The narrow slit in the fence is much like the way in which we look at life by conscious attention, for when we attend to something we ignore everything else. Attention is narrowed perception. It is a way of looking at life bit by bit, using memory to string the bits together—as when examining a dark room with a flashlight having a very narrow beam. Perception thus narrowed has the advantage of being sharp and bright, but it has to focus on one area of the world after another, and one feature after another. And where there are no features, only space or uniform surfaces, it somehow gets bored and searches about for more features. Attention is therefore something like a scanning mechanism in radar or television, and Norbert Wiener and his colleagues found some evidence that there is a similar process in the brain.

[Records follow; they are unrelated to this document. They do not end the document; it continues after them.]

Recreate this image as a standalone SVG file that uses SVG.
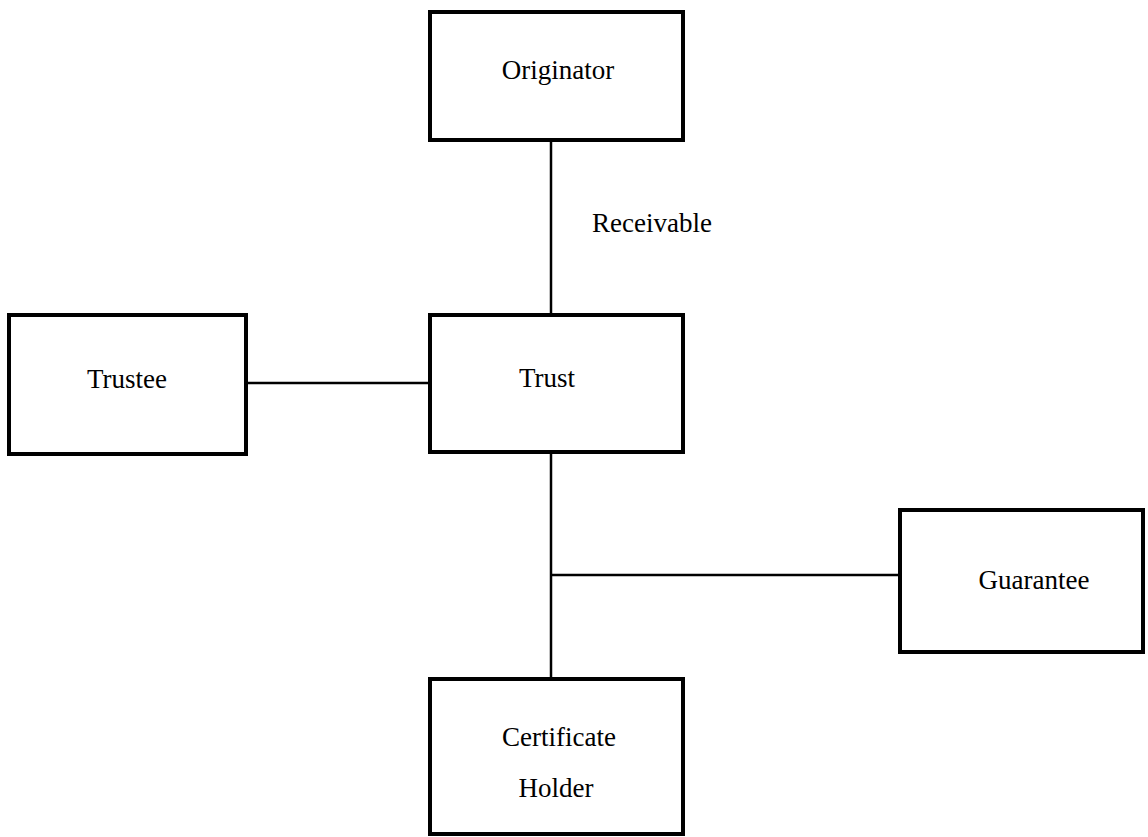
<svg xmlns="http://www.w3.org/2000/svg" width="1148" height="837" viewBox="0 0 1148 837">
<style>
.box{fill:#fff;stroke:#000;stroke-width:4}
.ln{stroke:#000;stroke-width:2.5;fill:none}
text{font-family:"Liberation Serif","Times New Roman",serif;font-size:27px;fill:#000;text-anchor:middle}
</style>
<rect width="1148" height="837" fill="#fff"/>
<g id="connectors">
<line class="ln" x1="551" y1="140" x2="551" y2="315"/>
<line class="ln" x1="246" y1="383" x2="430" y2="383"/>
<line class="ln" x1="551" y1="452" x2="551" y2="679"/>
<line class="ln" x1="551" y1="575" x2="900" y2="575"/>
<text x="652" y="232">Receivable</text>
</g>
<g id="originator"><rect class="box" x="430" y="12" width="253" height="128"/><text x="558" y="79">Originator</text></g>
<g id="trustee"><rect class="box" x="9" y="315" width="237" height="139"/><text x="127" y="388">Trustee</text></g>
<g id="trust"><rect class="box" x="430" y="315" width="253" height="137"/><text x="547" y="387">Trust</text></g>
<g id="guarantee"><rect class="box" x="900" y="510" width="243" height="142"/><text x="1034" y="589">Guarantee</text></g>
<g id="certificate-holder"><rect class="box" x="430" y="679" width="253" height="155"/><text x="559" y="746">Certificate</text><text x="556" y="797">Holder</text></g>
</svg>
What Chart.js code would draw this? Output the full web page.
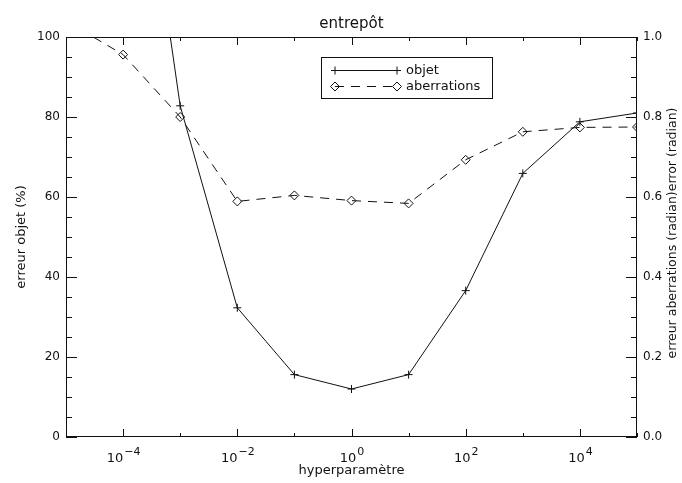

But a scanning process that observes the world bit by bit soon persuades its user that the world is a great collection of bits, and these he calls separate things or events. We often say that you can only think of one thing at a time. The truth is that in looking at the world bit by bit we convince ourselves that it consists of separate things; and so give ourselves the problem of how these things are connected and how they cause and effect each other. The problem would never have arisen if we had been aware that it was just our way of looking at the world which had chopped it up into separate bits, things, events, causes, and effects. We do not see that the world is all of a piece like the head-tailed cat."
It is also mentioned in the film Mindwalk too.